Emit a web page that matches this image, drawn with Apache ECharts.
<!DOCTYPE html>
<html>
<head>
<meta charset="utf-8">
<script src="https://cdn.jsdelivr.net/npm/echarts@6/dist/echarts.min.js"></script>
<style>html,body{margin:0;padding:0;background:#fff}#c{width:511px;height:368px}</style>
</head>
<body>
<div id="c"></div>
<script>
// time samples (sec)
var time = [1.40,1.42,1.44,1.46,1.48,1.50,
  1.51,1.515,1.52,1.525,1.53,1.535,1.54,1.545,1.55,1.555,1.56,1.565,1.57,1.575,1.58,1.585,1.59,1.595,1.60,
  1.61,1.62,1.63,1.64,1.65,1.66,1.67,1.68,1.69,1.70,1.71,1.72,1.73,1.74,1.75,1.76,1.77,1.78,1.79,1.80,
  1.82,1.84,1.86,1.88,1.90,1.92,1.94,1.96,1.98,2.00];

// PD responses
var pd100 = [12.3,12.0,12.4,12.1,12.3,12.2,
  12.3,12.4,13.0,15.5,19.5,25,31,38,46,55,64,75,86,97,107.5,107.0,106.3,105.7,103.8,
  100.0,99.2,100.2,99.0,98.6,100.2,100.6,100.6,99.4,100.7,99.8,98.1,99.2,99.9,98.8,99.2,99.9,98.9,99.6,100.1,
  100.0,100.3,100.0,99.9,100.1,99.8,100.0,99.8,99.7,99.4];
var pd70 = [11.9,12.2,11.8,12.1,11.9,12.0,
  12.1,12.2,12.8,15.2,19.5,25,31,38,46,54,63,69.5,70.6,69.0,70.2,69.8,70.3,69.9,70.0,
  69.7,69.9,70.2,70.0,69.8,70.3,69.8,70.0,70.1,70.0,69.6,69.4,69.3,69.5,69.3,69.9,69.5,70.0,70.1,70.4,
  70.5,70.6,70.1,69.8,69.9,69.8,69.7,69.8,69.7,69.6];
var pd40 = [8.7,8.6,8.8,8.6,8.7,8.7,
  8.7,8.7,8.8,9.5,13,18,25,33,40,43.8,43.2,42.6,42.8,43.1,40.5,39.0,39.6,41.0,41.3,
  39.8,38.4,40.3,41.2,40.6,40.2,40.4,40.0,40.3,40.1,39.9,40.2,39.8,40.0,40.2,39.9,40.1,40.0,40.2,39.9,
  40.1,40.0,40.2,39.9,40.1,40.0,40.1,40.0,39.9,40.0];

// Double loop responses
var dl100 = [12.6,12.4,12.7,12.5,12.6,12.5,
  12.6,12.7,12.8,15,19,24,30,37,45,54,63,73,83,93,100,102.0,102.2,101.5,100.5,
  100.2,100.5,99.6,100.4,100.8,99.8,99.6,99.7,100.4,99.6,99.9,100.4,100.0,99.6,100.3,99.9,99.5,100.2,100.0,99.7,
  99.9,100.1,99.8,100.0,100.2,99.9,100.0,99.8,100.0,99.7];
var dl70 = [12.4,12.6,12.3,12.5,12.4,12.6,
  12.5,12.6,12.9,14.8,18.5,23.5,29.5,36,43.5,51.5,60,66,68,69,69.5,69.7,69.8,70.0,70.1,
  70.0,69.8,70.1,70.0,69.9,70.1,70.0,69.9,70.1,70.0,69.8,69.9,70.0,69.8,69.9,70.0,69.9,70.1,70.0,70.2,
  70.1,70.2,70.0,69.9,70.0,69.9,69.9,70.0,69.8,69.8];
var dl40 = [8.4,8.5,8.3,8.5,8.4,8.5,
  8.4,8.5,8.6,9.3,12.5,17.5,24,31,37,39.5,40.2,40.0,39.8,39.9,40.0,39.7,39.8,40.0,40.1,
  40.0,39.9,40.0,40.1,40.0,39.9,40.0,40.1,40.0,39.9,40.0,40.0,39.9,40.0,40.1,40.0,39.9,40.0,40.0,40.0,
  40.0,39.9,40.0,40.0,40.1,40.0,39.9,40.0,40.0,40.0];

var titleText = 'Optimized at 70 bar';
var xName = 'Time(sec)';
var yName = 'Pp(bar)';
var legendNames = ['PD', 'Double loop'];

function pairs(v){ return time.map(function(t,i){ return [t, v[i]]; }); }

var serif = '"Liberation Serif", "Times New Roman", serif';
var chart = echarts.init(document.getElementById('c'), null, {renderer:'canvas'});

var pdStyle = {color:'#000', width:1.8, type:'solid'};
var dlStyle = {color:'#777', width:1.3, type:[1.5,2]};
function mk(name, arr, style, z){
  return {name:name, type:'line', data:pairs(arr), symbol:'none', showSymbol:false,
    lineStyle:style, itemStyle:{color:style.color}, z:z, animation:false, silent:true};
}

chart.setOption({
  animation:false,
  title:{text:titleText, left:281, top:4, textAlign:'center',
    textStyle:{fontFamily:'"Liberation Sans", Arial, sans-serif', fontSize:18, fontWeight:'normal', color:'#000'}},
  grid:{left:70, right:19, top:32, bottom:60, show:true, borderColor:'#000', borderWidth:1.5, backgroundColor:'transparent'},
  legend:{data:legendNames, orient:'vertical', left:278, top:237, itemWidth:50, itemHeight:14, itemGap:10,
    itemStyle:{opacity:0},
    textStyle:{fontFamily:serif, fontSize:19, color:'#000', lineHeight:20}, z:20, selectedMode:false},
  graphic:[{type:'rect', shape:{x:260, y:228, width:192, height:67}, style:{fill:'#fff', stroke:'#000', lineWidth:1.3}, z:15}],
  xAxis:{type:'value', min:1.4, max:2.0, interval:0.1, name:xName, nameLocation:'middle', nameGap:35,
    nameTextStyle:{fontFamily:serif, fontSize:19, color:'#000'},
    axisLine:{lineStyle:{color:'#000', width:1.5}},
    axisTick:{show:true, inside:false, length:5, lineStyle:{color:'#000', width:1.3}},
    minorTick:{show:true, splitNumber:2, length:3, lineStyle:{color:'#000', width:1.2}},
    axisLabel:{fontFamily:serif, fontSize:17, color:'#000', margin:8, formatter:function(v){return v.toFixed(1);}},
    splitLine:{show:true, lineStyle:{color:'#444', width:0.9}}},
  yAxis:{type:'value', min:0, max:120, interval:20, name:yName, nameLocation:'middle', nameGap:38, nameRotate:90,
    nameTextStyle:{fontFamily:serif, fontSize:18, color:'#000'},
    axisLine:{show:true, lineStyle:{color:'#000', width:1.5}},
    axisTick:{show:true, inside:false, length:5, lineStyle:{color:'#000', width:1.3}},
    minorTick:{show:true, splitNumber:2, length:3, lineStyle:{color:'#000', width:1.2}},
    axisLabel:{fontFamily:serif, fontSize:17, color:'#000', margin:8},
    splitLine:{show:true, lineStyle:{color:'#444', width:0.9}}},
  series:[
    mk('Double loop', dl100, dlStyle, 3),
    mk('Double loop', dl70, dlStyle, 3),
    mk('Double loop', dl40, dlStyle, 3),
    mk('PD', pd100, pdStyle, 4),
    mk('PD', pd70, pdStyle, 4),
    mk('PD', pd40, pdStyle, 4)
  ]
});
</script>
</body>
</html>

## Task statement
Word for word, quote the lines of the material from the first line through the line with "1.82,1.84,1.86,1.88,1.90,1.92,1.94,1.96,1.98,2.00];", both ends included.

## Expected answer
Emit a web page that matches this image, drawn with Apache ECharts.
<!DOCTYPE html>
<html>
<head>
<meta charset="utf-8">
<script src="https://cdn.jsdelivr.net/npm/echarts@6/dist/echarts.min.js"></script>
<style>html,body{margin:0;padding:0;background:#fff}#c{width:511px;height:368px}</style>
</head>
<body>
<div id="c"></div>
<script>
// time samples (sec)
var time = [1.40,1.42,1.44,1.46,1.48,1.50,
  1.51,1.515,1.52,1.525,1.53,1.535,1.54,1.545,1.55,1.555,1.56,1.565,1.57,1.575,1.58,1.585,1.59,1.595,1.60,
  1.61,1.62,1.63,1.64,1.65,1.66,1.67,1.68,1.69,1.70,1.71,1.72,1.73,1.74,1.75,1.76,1.77,1.78,1.79,1.80,
  1.82,1.84,1.86,1.88,1.90,1.92,1.94,1.96,1.98,2.00];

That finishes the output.